Rockport doesn't have enough of a nightlife scene, Millbury argues, and she believes outdoor events such as hers could attract younger clientele to the town.

"(The proposed ordinance) is not conducive to the businesses in the area," she said. "It's a business district so you should expect it to be lively outside. If someone doesn't like the noise, I suggest they don't live in the downtown area."

The noise ordinance could also affect the Shalin Liu Performance Center, 37 Main St., which often rents out its third-floor reception room for weddings and other events. Two years ago, several complaints about noise there were lodged, but a town board found no fault.
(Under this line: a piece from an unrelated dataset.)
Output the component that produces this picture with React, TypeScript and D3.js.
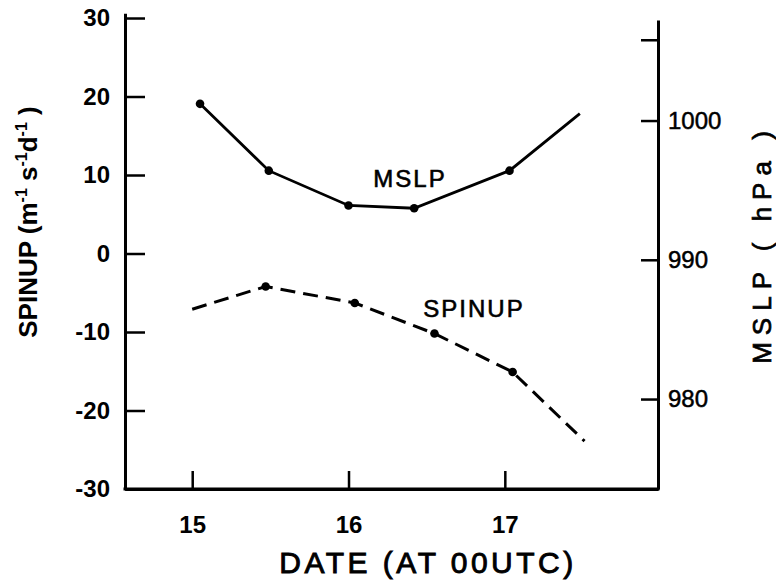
import React, { useEffect, useRef } from 'react';
import * as d3 from 'd3';

// values
const mslpDates = [15.05, 15.49, 16.0, 16.42, 17.03, 17.48];
const mslpValues = [1001.2, 996.4, 993.9, 993.7, 996.4, 1000.5];
const mslpDots = [true, true, true, true, true, false];

const spinupDates = [15.0, 15.47, 16.04, 16.55, 17.05, 17.51];
const spinupValues = [-7.1, -4.2, -6.3, -10.2, -15.1, -23.9];
const spinupDots = [false, true, true, true, true, false];

const dateTicks = [15, 16, 17];
const spinupTicks = [-30, -20, -10, 0, 10, 20, 30];
const mslpTicks = [980, 990, 1000, 1005.8];
const mslpTickLabels = ['980', '990', '1000', ''];

const W = 776;
const H = 586;
const FONT = '"Liberation Sans", Arial, sans-serif';

function App() {
    const ref = useRef<SVGSVGElement>(null);

    useEffect(() => {
        const svg = d3.select(ref.current);
        svg.selectAll('*').remove();

        const x = d3.scaleLinear().domain([14.57, 17.98]).range([125, 658]);
        const yLeft = d3.scaleLinear().domain([-30, 30.6]).range([489, 13.3]);
        const yRight = d3.scaleLinear().domain([973.54, 1007.22]).range([489, 20]);

        // axes
        const gx = svg.append('g').attr('transform', 'translate(0,489)');
        gx.call(
            d3.axisBottom(x)
                .tickValues(dateTicks)
                .tickSizeInner(-18)
                .tickSizeOuter(0)
                .tickPadding(27)
                .tickFormat((d) => String(d))
        );

        const gl = svg.append('g').attr('transform', 'translate(125,0)');
        gl.call(
            d3.axisLeft(yLeft)
                .tickValues(spinupTicks)
                .tickSizeInner(-20)
                .tickSizeOuter(0)
                .tickPadding(15)
                .tickFormat((d) => String(d))
        );

        const gr = svg.append('g').attr('transform', 'translate(658,0)');
        gr.call(
            d3.axisRight(yRight)
                .tickValues(mslpTicks)
                .tickSizeInner(-17)
                .tickSizeOuter(0)
                .tickPadding(10)
                .tickFormat((d, i) => mslpTickLabels[i])
        );

        [gx, gl, gr].forEach((g) => {
            g.select('.domain').attr('stroke', '#000').attr('stroke-width', 3);
            g.selectAll('.tick line').attr('stroke', '#000').attr('stroke-width', 2.5);
            g.selectAll('.tick text')
                .attr('fill', '#000')
                .style('font-family', FONT)
                .style('font-size', '24px');
        });
        gx.selectAll('.tick text').style('font-weight', 'bold');
        gl.selectAll('.tick text').style('font-weight', 'bold');
        gr.selectAll('.tick text').attr('stroke', '#000').attr('stroke-width', 0.5);

        // bottom line joined to both vertical axes
        svg.append('line')
            .attr('x1', 123.5).attr('x2', 659.5)
            .attr('y1', 489).attr('y2', 489)
            .attr('stroke', '#000').attr('stroke-width', 3);

        // MSLP (solid)
        const mslp = mslpDates.map((d, i) => ({ d, v: mslpValues[i], dot: mslpDots[i] }));
        svg.append('path')
            .datum(mslp)
            .attr('fill', 'none')
            .attr('stroke', '#000')
            .attr('stroke-width', 2.8)
            .attr('d', d3.line<any>().x((p) => x(p.d)).y((p) => yRight(p.v)));
        svg.selectAll('.mdot')
            .data(mslp.filter((p) => p.dot))
            .join('circle')
            .attr('class', 'mdot')
            .attr('cx', (p) => x(p.d))
            .attr('cy', (p) => yRight(p.v))
            .attr('r', 4.3)
            .attr('fill', '#000');

        // SPINUP (dashed)
        const spin = spinupDates.map((d, i) => ({ d, v: spinupValues[i], dot: spinupDots[i] }));
        svg.append('path')
            .datum(spin)
            .attr('fill', 'none')
            .attr('stroke', '#000')
            .attr('stroke-width', 3)
            .attr('stroke-dasharray', '15 8')
            .attr('d', d3.line<any>().x((p) => x(p.d)).y((p) => yLeft(p.v)));
        svg.selectAll('.sdot')
            .data(spin.filter((p) => p.dot))
            .join('circle')
            .attr('class', 'sdot')
            .attr('cx', (p) => x(p.d))
            .attr('cy', (p) => yLeft(p.v))
            .attr('r', 4.3)
            .attr('fill', '#000');

        // curve labels
        const label = (tx, ty, t) =>
            svg.append('text')
                .attr('x', tx).attr('y', ty)
                .attr('text-anchor', 'middle')
                .attr('stroke', '#000').attr('stroke-width', 0.6)
                .style('font-family', FONT).style('font-size', '24px')
                .style('letter-spacing', '2px')
                .text(t);
        label(410, 187, 'MSLP');
        label(474, 317, 'SPINUP');

        // axis titles
        svg.append('text')
            .attr('x', 428).attr('y', 573)
            .attr('text-anchor', 'middle')
            .attr('stroke', '#000').attr('stroke-width', 0.9)
            .style('font-family', FONT).style('font-size', '30px')
            .style('letter-spacing', '3.5px')
            .text('DATE (AT 00UTC)');

        const lt = svg.append('text')
            .attr('transform', 'translate(37,222) rotate(-90)')
            .attr('text-anchor', 'middle')
            .style('font-family', FONT).style('font-size', '26px')
            .style('font-weight', 'bold');
        lt.append('tspan').text('SPINUP (m');
        lt.append('tspan').attr('dy', -10).style('font-size', '16px').text('-1');
        lt.append('tspan').attr('dy', 10).text(' s');
        lt.append('tspan').attr('dy', -10).style('font-size', '16px').text('-1');
        lt.append('tspan').attr('dy', 10).text('d');
        lt.append('tspan').attr('dy', -10).style('font-size', '16px').text('-1');
        lt.append('tspan').attr('dy', 10).text(' )');

        svg.append('text')
            .attr('transform', 'translate(771,244) rotate(-90)')
            .attr('text-anchor', 'middle')
            .attr('stroke', '#000').attr('stroke-width', 0.7)
            .style('font-family', FONT).style('font-size', '26px')
            .style('letter-spacing', '7px')
            .text('MSLP ( hPa )');
    }, []);

    return (
        <svg
            ref={ref}
            width={W}
            height={H}
            style={{ position: 'absolute', left: 0, top: 0, background: '#fff' }}
        />
    );
}

export default App;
"DJs and bands must be aware that volume levels will be monitored and should be followed during the function," the Shalin Liu warns would-be renters. "The on-duty manager is the final arbiter of what is an acceptable noise level; if the DJ or renter does not abide by the on-duty manager’s requests, the Rockport Police will be contacted."

To cut down on noise, the Shalin-Liu keeps its windows and French doors closed, and expects such events to end by 11 p.m.

Stephen Smit, one of the owners of Feather & Wedge Restaurant, at 5 Main St., and the beginning of Bearskin Neck, doesn't think this ordinance will affect his business much.

"We host musicians here on Thursday evenings and during Sunday brunch, but they're held indoors as opposed to outdoors," he said, adding that the restaurant has never had a noise complaint in the past. "But, at the same time, I'm supportive of all events that bring people to the town."